PYLAGORES, s. m. (Hist. anc.) nom que les villes grecques donnoient aux députés qu’elles envoyoient à l’assemblée des amphyctions selon le droit qu’elles en avoient. Chacune y envoyoit un pylagore & un hieromnemon, avec plein pouvoir à celui-ci de traiter de toutes les matieres qui concernoient la religion, le pylagore n’étant chargé que des intérêts politiques. Cependant les grandes villes députerent quelquefois deux ou trois pylagores, & jamais qu’un hieromnemon ; mais dans ce cas-là même, ces quatre députés n’avoient toujours que deux voix. On choisissoit toujours les pylagores au sort, & ils étoient ordinairement pris d’entre les orateurs, parce que dans l’assemblée des amphyctions, ils étoient obligés de porter la parole ; ils délibéroient sur les affaires générales de la Grece, y formoient des decrets, dont ils représentoient des copies à leurs républiques respectives, auxquelles à leur retour ils rendoient compte de leur députation. On croit que ces decrets portoient en tête le nom de l’hieromnemon ; cependant il s’en trouve qui commencent par ces mots : il a paru à propos, il a plu aux pylagores & aux autres qui ont droit de séance à l’assemblée des amphyctions. M. de Valois pense néanmoins que les hieromnemons avoient la préséance. Sur les hieromnemons, voyez Hieromnemon.
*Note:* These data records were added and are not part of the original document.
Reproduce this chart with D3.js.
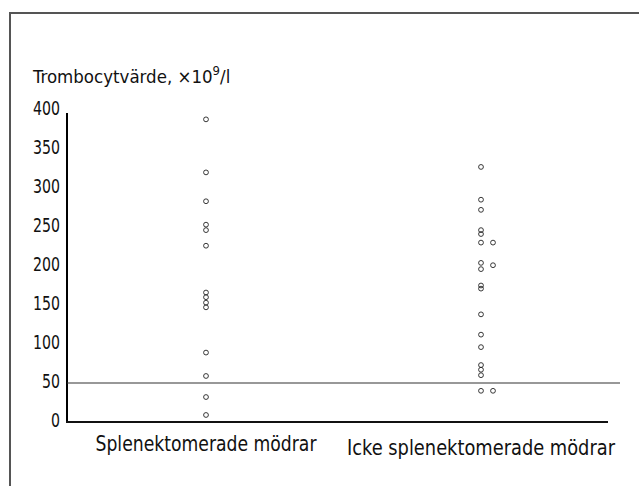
<!DOCTYPE html>
<html>
<head>
<meta charset="utf-8">
<script src="https://cdn.jsdelivr.net/npm/d3@7"></script>
<style>
  body { margin: 0; background: #fff; }
  svg text { font-family: "DejaVu Sans Condensed", "Liberation Sans", sans-serif; fill: #111; }
</style>
</head>
<body>
<svg id="chart" width="639" height="486"></svg>
<script>
// Data
const categories = ["Splenektomerade mödrar", "Icke splenektomerade mödrar"];
const splenValues = [388, 320, 283, 253, 246, 226, 166, 160, 153, 147, 89, 59, 32, 9];
const ickeValues = [327, 285, 272, 246, 241, 230, 204, 196, 175, 171, 138, 112, 96, 73, 67, 60, 40];
// points drawn beside the column where values coincide
const ickeSideValues = [230, 201, 40];
const yTicks = [0, 50, 100, 150, 200, 250, 300, 350, 400];
const refLine = 50;

const svg = d3.select("#chart");

// Frame (top and left only, the rest is cut off)
svg.append("path")
    .attr("d", "M10,486 V13 H639")
    .attr("fill", "none")
    .attr("stroke", "#555")
    .attr("stroke-width", 2);

const margin = {left: 67, right: 608};

const y = d3.scaleLinear().domain([0, 400]).range([422, 110]);
const x = d3.scalePoint().domain(categories).range([206, 481]);

// squeeze a text to a given width, the original uses a condensed face
function squeeze(sel, w) {
    sel.attr("textLength", w).attr("lengthAdjust", "spacingAndGlyphs");
}

// Title with superscript
const title = svg.append("text")
    .attr("x", 33)
    .attr("y", 83)
    .style("font-size", "18.5px");
title.append("tspan").text("Trombocytvärde, ×10");
title.append("tspan").attr("dy", -8).style("font-size", "13px").text("9");
title.append("tspan").attr("dy", 8).text("/l");

// Y axis
const yAxis = d3.axisLeft(y).tickValues(yTicks).tickSize(0).tickPadding(7);
const gy = svg.append("g")
    .attr("transform", `translate(${margin.left},0)`)
    .call(yAxis);
gy.select(".domain").remove();
gy.selectAll("text")
    .attr("dy", "0.2em")
    .style("font-size", "20px")
    .style("font-family", "'DejaVu Sans Condensed', sans-serif")
    .each(function(d) {
        const w = String(d).length * 9;
        d3.select(this).call(squeeze, w);
    });

svg.append("line")
    .attr("x1", margin.left).attr("x2", margin.left)
    .attr("y1", 113).attr("y2", y(0) + 1)
    .attr("stroke", "#000")
    .attr("stroke-width", 2);

// X axis
svg.append("line")
    .attr("x1", margin.left - 1).attr("x2", margin.right)
    .attr("y1", y(0)).attr("y2", y(0))
    .attr("stroke", "#111")
    .attr("stroke-width", 2.2);

// Reference line at 50
svg.append("line")
    .attr("x1", margin.left).attr("x2", 620)
    .attr("y1", y(refLine)).attr("y2", y(refLine))
    .attr("stroke", "#333")
    .attr("stroke-width", 1.2);

// Category labels
const catWidths = [221, 268];
svg.selectAll(".cat")
    .data(categories)
    .enter().append("text")
    .attr("class", "cat")
    .attr("x", (d, i) => x(d) - catWidths[i] / 2)
    .attr("y", (d, i) => i === 0 ? 451 : 455)
    .style("font-size", "21px")
    .text(d => d)
    .each(function(d, i) { d3.select(this).call(squeeze, catWidths[i]); });

// Points
function drawPoints(values, cat, offset) {
    svg.append("g").selectAll("circle")
        .data(values)
        .enter().append("circle")
        .attr("cx", x(cat) + offset)
        .attr("cy", d => y(d))
        .attr("r", 2.4)
        .attr("fill", "none")
        .attr("stroke", "#222")
        .attr("stroke-width", 0.9);
}
drawPoints(splenValues, categories[0], 0);
drawPoints(ickeValues, categories[1], 0);
drawPoints(ickeSideValues, categories[1], 12);
</script>
</body>
</html>
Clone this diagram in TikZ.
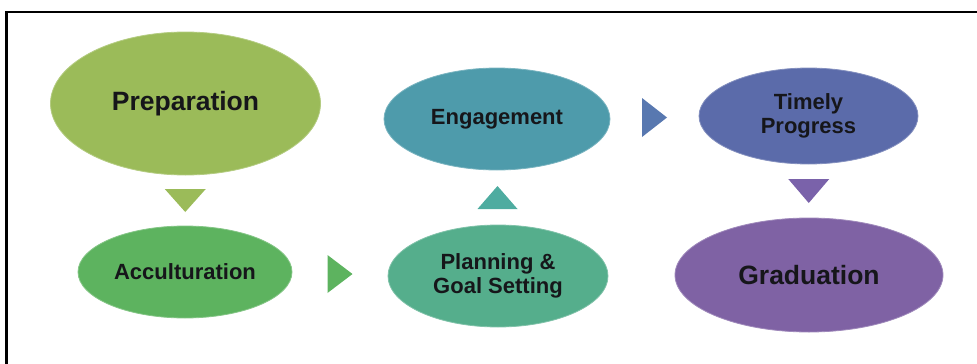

PYLÉES, s. m. pl. (Antiq. grecq.) πυλαῖα, nom donné à l’assemblée des amphyctions, soit qu’elle se tînt à Delphes ou aux Thermopyles. Le concours du peuple étoit si grand à ces assemblées, que le mot pylées, pylæa, fut employé dans la suite pour désigner toute assemblée nombreuse, ou foule de peuple dans quelque endroit que ce fût. (D. J.)

PYLENE, (Géog. anc.) ville de l’Etolie, selon Homere, Pline, l. IV. c. ij. la met sur le golfe de Corinthe ; & Strabon nous apprend qu’elle changea de nom, & prit celui de Proschium, quand on la changea de place, pour la bâtir sur les hauteurs du voisinage.